EXERCISE GOAL — Write out the material exactly, with the pictures left out.

THE DATA —
•••

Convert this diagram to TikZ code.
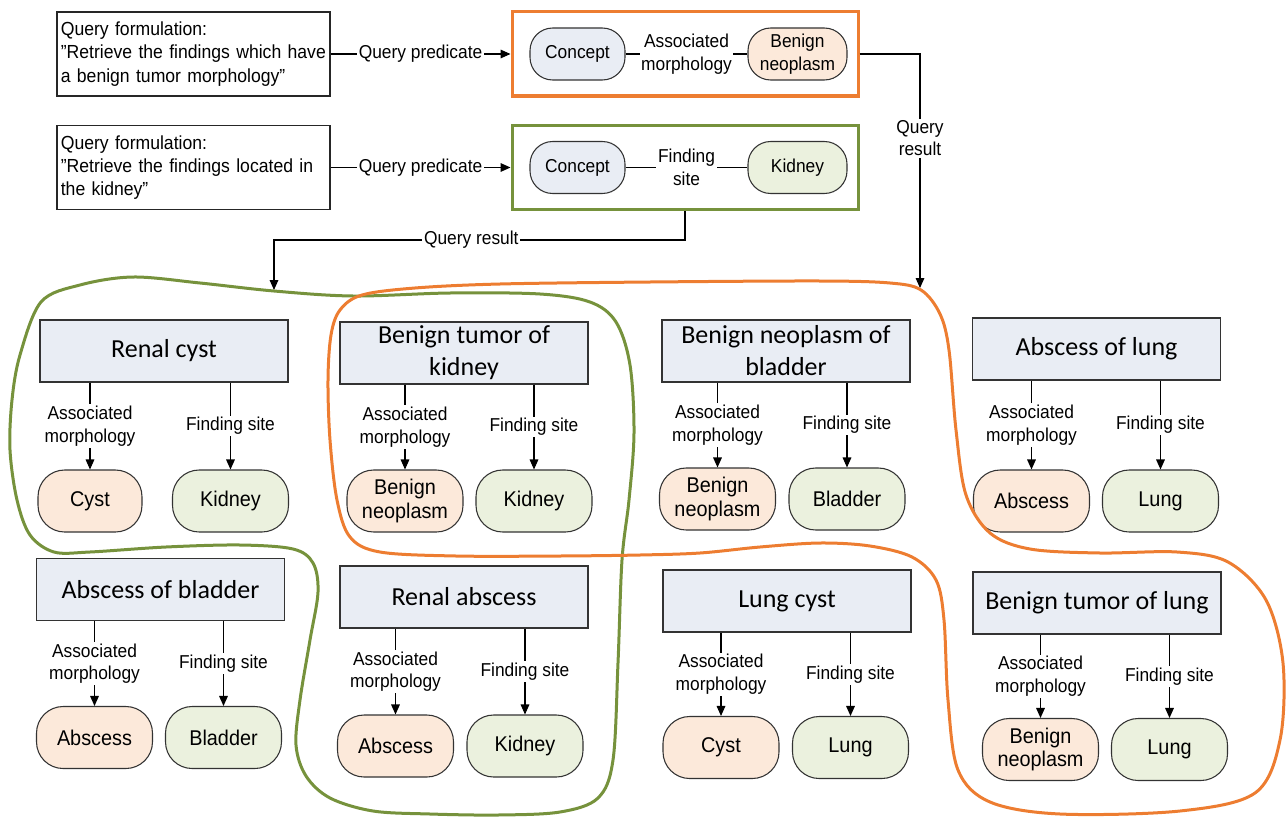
\documentclass[tikz,border=0pt]{standalone}
\usepackage{fontspec}
\setmainfont{Liberation Sans}
\newfontfamily\labfont[FakeStretch=0.93]{Liberation Sans}
\newfontfamily\ttlfont{Carlito}
\usetikzlibrary{arrows.meta}
\definecolor{oran}{HTML}{ED7D31}
\definecolor{olive}{HTML}{76923C}
\definecolor{bfill}{HTML}{E9EDF4}
\definecolor{pfill}{HTML}{FCE9DA}
\definecolor{gfill}{HTML}{EBF1DE}
\begin{document}
\begin{tikzpicture}[x=0.75pt,y=-0.75pt,
 lab/.style={font=\labfont\fontsize{14}{17}\selectfont},
 lbl/.style={lab, align=center, fill=white, inner sep=1.2pt},
 arr/.style={draw=black, line width=0.8pt, -{Triangle[length=7.5pt,width=6.5pt]}},
 conn/.style={draw=black, line width=0.8pt},
 qbox/.style={draw=black!85, line width=0.9pt, minimum width=204.75pt, minimum height=63pt, text width=199pt, align=left, inner xsep=2.5pt, font=\labfont\fontsize{14.2}{17.5}\selectfont},
 frame/.style={line width=2.25pt, minimum width=259.5pt, minimum height=63pt},
 pill/.style={draw=black!80, line width=0.8pt, fill=#1, rounded corners=17pt, minimum height=39pt, lab, align=center, inner sep=1pt},
 block/.style={draw=black!80, line width=1pt, fill=bfill, minimum width=186pt, minimum height=46.5pt, align=center, inner sep=1pt, font=\ttlfont\fontsize{19.5}{24}\selectfont},
 leaf/.style={draw=black!80, line width=0.8pt, rounded corners=20pt, minimum width=87pt, minimum height=46.5pt, align=center, inner sep=1pt, font=\labfont\fontsize{16}{17.5}\selectfont},
 morph/.style={leaf, fill=pfill},
 site/.style={leaf, fill=gfill},
 loopline/.style={line width=2.25pt, line join=round}
]
\useasboundingbox (0,0) rectangle (1288,817);

% ---------- query section ----------
\node[qbox] (q1) at (193.5,54) {Query formulation:\\”Retrieve the findings which have\\a benign tumor morphology”};
\node[qbox] (q2) at (193.5,167.5) {Query formulation:\\”Retrieve the findings located in\\the kidney”};

\node[frame, draw=oran] (obox) at (685,54) {};
\node[frame, draw=olive] (gbox) at (685,167.5) {};

\node[pill=bfill, minimum width=71.25pt] (c1) at (577.5,54) {Concept};
\node[pill=pfill, minimum width=74.25pt] (bn0) at (797.5,54) {Benign\\neoplasm};
\node[pill=bfill, minimum width=71.25pt] (c2) at (577.5,167.5) {Concept};
\node[pill=gfill, minimum width=74.25pt] (k0) at (797.5,167.5) {Kidney};

\draw[conn] (c1) -- node[lbl]{Associated\\morphology} (bn0);
\draw[conn] (c2) -- node[lbl]{Finding\\site} (k0);

\draw[arr] (q1) -- node[lbl]{Query predicate} (obox);
\draw[arr] (q2) -- node[lbl]{Query predicate} (gbox);

\coordinate (qr1) at (920,288);
\coordinate (qr2) at (274,290);
\draw[arr] (obox.east) -| node[lbl, pos=0.68]{Query\\result} (qr1);
\draw[arr] (gbox.south) -- ++(0,29) -| node[lbl, pos=0.26]{Query result} (qr2);

% ---------- concept blocks ----------
\node[block] (b1) at (164,351) {Renal cyst};
\node[block] (b2) at (464,353) {Benign tumor of\\kidney};
\node[block] (b3) at (786,351) {Benign neoplasm of\\bladder};
\node[block] (b4) at (1096.5,349) {Abscess of lung};
\node[block] (b5) at (160.5,589.5) {Abscess of bladder};
\node[block] (b6) at (464,597) {Renal abscess};
\node[block] (b7) at (787,601) {Lung cyst};
\node[block] (b8) at (1097,603) {Benign tumor of lung};

\node[morph, minimum width=78pt] (n1a) at (90,501) {Cyst};
\node[site] (n1b) at (230.5,501) {Kidney};
\node[morph] (n2a) at (405,501) {Benign\\neoplasm};
\node[site] (n2b) at (534,501) {Kidney};
\node[morph] (n3a) at (717.5,499) {Benign\\neoplasm};
\node[site] (n3b) at (847,499) {Bladder};
\node[morph] (n4a) at (1031.5,501) {Abscess};
\node[site] (n4b) at (1160.5,501) {Lung};
\node[morph] (n5a) at (94.5,737.5) {Abscess};
\node[site] (n5b) at (223.5,737.5) {Bladder};
\node[morph] (n6a) at (395.5,746) {Abscess};
\node[site] (n6b) at (525,746) {Kidney};
\node[morph] (n7a) at (721,747.5) {Cyst};
\node[site] (n7b) at (850.5,747.5) {Lung};
\node[morph] (n8a) at (1040.5,749.5) {Benign\\neoplasm};
\node[site] (n8b) at (1169.5,749.5) {Lung};

\foreach \i in {1,...,8}{
  \draw[arr] (n\i a.north |- b\i.south) -- node[lbl]{Associated\\morphology} (n\i a.north);
  \draw[arr] (n\i b.north |- b\i.south) -- node[lbl]{Finding site} (n\i b.north);
}

% ---------- result groupings ----------
\draw[loopline, draw=olive] plot[smooth cycle, tension=0.55] coordinates {
 (41,302) (80,285) (133,277) (200,283) (274,291) (353,296) (450,293) (540,294)
 (590,302) (616,322) (630,365) (634,433) (629,500) (622,560) (618,663) (613,760)
 (598,798) (560,812) (498,815) (430,814) (373,811) (330,798) (306,776) (296,745)
 (300,700) (310,640) (318,592) (313,563) (293,549) (240,545) (166,547) (90,552)
 (54,552) (30,535) (17,500) (10,450) (12,400) (20,355)};
\draw[loopline, draw=oran] plot[smooth cycle, tension=0.55] coordinates {
 (340,310) (362,295) (415,288) (500,284) (650,282) (820,281) (890,283) (921,290)
 (940,314) (949,350) (956,430) (966,495) (990,533) (1030,549) (1100,553) (1177,552)
 (1228,562) (1266,600) (1283,663) (1280,740) (1255,793) (1180,811) (1060,814)
 (990,802) (958,770) (948,700) (944,620) (936,580) (912,557) (870,546) (820,543)
 (760,547) (700,553) (640,555) (560,556) (456,556) (380,552) (350,537) (337,500)
 (330,440) (328,380) (331,335)};
\end{tikzpicture}
\end{document}
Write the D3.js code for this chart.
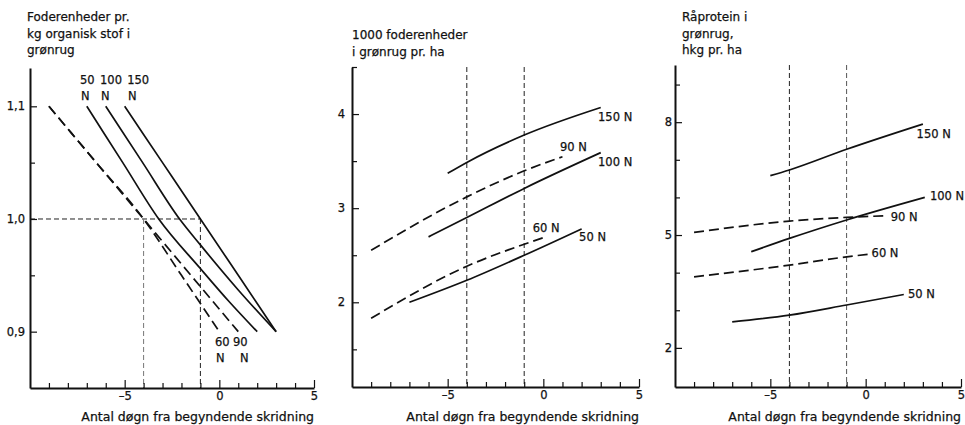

•••

SOLUTION TO THIS PROBLEM —
Convert this diagram to TikZ code.
\documentclass[tikz,border=0pt]{standalone}
\usepackage{fontspec}
\setmainfont{Liberation Sans}
\newfontfamily\labfont[FakeStretch=0.93]{Liberation Sans}
\newfontfamily\ttlfont{Carlito}
\usetikzlibrary{arrows.meta}
\definecolor{oran}{HTML}{ED7D31}
\definecolor{olive}{HTML}{76923C}
\definecolor{bfill}{HTML}{E9EDF4}
\definecolor{pfill}{HTML}{FCE9DA}
\definecolor{gfill}{HTML}{EBF1DE}
\begin{document}
\begin{tikzpicture}[x=0.75pt,y=-0.75pt,
 lab/.style={font=\labfont\fontsize{14}{17}\selectfont},
 lbl/.style={lab, align=center, fill=white, inner sep=1.2pt},
 arr/.style={draw=black, line width=0.8pt, -{Triangle[length=7.5pt,width=6.5pt]}},
 conn/.style={draw=black, line width=0.8pt},
 qbox/.style={draw=black!85, line width=0.9pt, minimum width=204.75pt, minimum height=63pt, text width=199pt, align=left, inner xsep=2.5pt, font=\labfont\fontsize{14.2}{17.5}\selectfont},
 frame/.style={line width=2.25pt, minimum width=259.5pt, minimum height=63pt},
 pill/.style={draw=black!80, line width=0.8pt, fill=#1, rounded corners=17pt, minimum height=39pt, lab, align=center, inner sep=1pt},
 block/.style={draw=black!80, line width=1pt, fill=bfill, minimum width=186pt, minimum height=46.5pt, align=center, inner sep=1pt, font=\ttlfont\fontsize{19.5}{24}\selectfont},
 leaf/.style={draw=black!80, line width=0.8pt, rounded corners=20pt, minimum width=87pt, minimum height=46.5pt, align=center, inner sep=1pt, font=\labfont\fontsize{16}{17.5}\selectfont},
 morph/.style={leaf, fill=pfill},
 site/.style={leaf, fill=gfill},
 loopline/.style={line width=2.25pt, line join=round}
]
\useasboundingbox (0,0) rectangle (1288,817);

% ---------- query section ----------
\node[qbox] (q1) at (193.5,54) {Query formulation:\\”Retrieve the findings which have\\a benign tumor morphology”};
\node[qbox] (q2) at (193.5,167.5) {Query formulation:\\”Retrieve the findings located in\\the kidney”};

\node[frame, draw=oran] (obox) at (685,54) {};
\node[frame, draw=olive] (gbox) at (685,167.5) {};

\node[pill=bfill, minimum width=71.25pt] (c1) at (577.5,54) {Concept};
\node[pill=pfill, minimum width=74.25pt] (bn0) at (797.5,54) {Benign\\neoplasm};
\node[pill=bfill, minimum width=71.25pt] (c2) at (577.5,167.5) {Concept};
\node[pill=gfill, minimum width=74.25pt] (k0) at (797.5,167.5) {Kidney};

\draw[conn] (c1) -- node[lbl]{Associated\\morphology} (bn0);
\draw[conn] (c2) -- node[lbl]{Finding\\site} (k0);

\draw[arr] (q1) -- node[lbl]{Query predicate} (obox);
\draw[arr] (q2) -- node[lbl]{Query predicate} (gbox);

\coordinate (qr1) at (920,288);
\coordinate (qr2) at (274,290);
\draw[arr] (obox.east) -| node[lbl, pos=0.68]{Query\\result} (qr1);
\draw[arr] (gbox.south) -- ++(0,29) -| node[lbl, pos=0.26]{Query result} (qr2);

% ---------- concept blocks ----------
\node[block] (b1) at (164,351) {Renal cyst};
\node[block] (b2) at (464,353) {Benign tumor of\\kidney};
\node[block] (b3) at (786,351) {Benign neoplasm of\\bladder};
\node[block] (b4) at (1096.5,349) {Abscess of lung};
\node[block] (b5) at (160.5,589.5) {Abscess of bladder};
\node[block] (b6) at (464,597) {Renal abscess};
\node[block] (b7) at (787,601) {Lung cyst};
\node[block] (b8) at (1097,603) {Benign tumor of lung};

\node[morph, minimum width=78pt] (n1a) at (90,501) {Cyst};
\node[site] (n1b) at (230.5,501) {Kidney};
\node[morph] (n2a) at (405,501) {Benign\\neoplasm};
\node[site] (n2b) at (534,501) {Kidney};
\node[morph] (n3a) at (717.5,499) {Benign\\neoplasm};
\node[site] (n3b) at (847,499) {Bladder};
\node[morph] (n4a) at (1031.5,501) {Abscess};
\node[site] (n4b) at (1160.5,501) {Lung};
\node[morph] (n5a) at (94.5,737.5) {Abscess};
\node[site] (n5b) at (223.5,737.5) {Bladder};
\node[morph] (n6a) at (395.5,746) {Abscess};
\node[site] (n6b) at (525,746) {Kidney};
\node[morph] (n7a) at (721,747.5) {Cyst};
\node[site] (n7b) at (850.5,747.5) {Lung};
\node[morph] (n8a) at (1040.5,749.5) {Benign\\neoplasm};
\node[site] (n8b) at (1169.5,749.5) {Lung};

\foreach \i in {1,...,8}{
  \draw[arr] (n\i a.north |- b\i.south) -- node[lbl]{Associated\\morphology} (n\i a.north);
  \draw[arr] (n\i b.north |- b\i.south) -- node[lbl]{Finding site} (n\i b.north);
}

% ---------- result groupings ----------
\draw[loopline, draw=olive] plot[smooth cycle, tension=0.55] coordinates {
 (41,302) (80,285) (133,277) (200,283) (274,291) (353,296) (450,293) (540,294)
 (590,302) (616,322) (630,365) (634,433) (629,500) (622,560) (618,663) (613,760)
 (598,798) (560,812) (498,815) (430,814) (373,811) (330,798) (306,776) (296,745)
 (300,700) (310,640) (318,592) (313,563) (293,549) (240,545) (166,547) (90,552)
 (54,552) (30,535) (17,500) (10,450) (12,400) (20,355)};
\draw[loopline, draw=oran] plot[smooth cycle, tension=0.55] coordinates {
 (340,310) (362,295) (415,288) (500,284) (650,282) (820,281) (890,283) (921,290)
 (940,314) (949,350) (956,430) (966,495) (990,533) (1030,549) (1100,553) (1177,552)
 (1228,562) (1266,600) (1283,663) (1280,740) (1255,793) (1180,811) (1060,814)
 (990,802) (958,770) (948,700) (944,620) (936,580) (912,557) (870,546) (820,543)
 (760,547) (700,553) (640,555) (560,556) (456,556) (380,552) (350,537) (337,500)
 (330,440) (328,380) (331,335)};
\end{tikzpicture}
\end{document}
Write the D3.js code for this chart.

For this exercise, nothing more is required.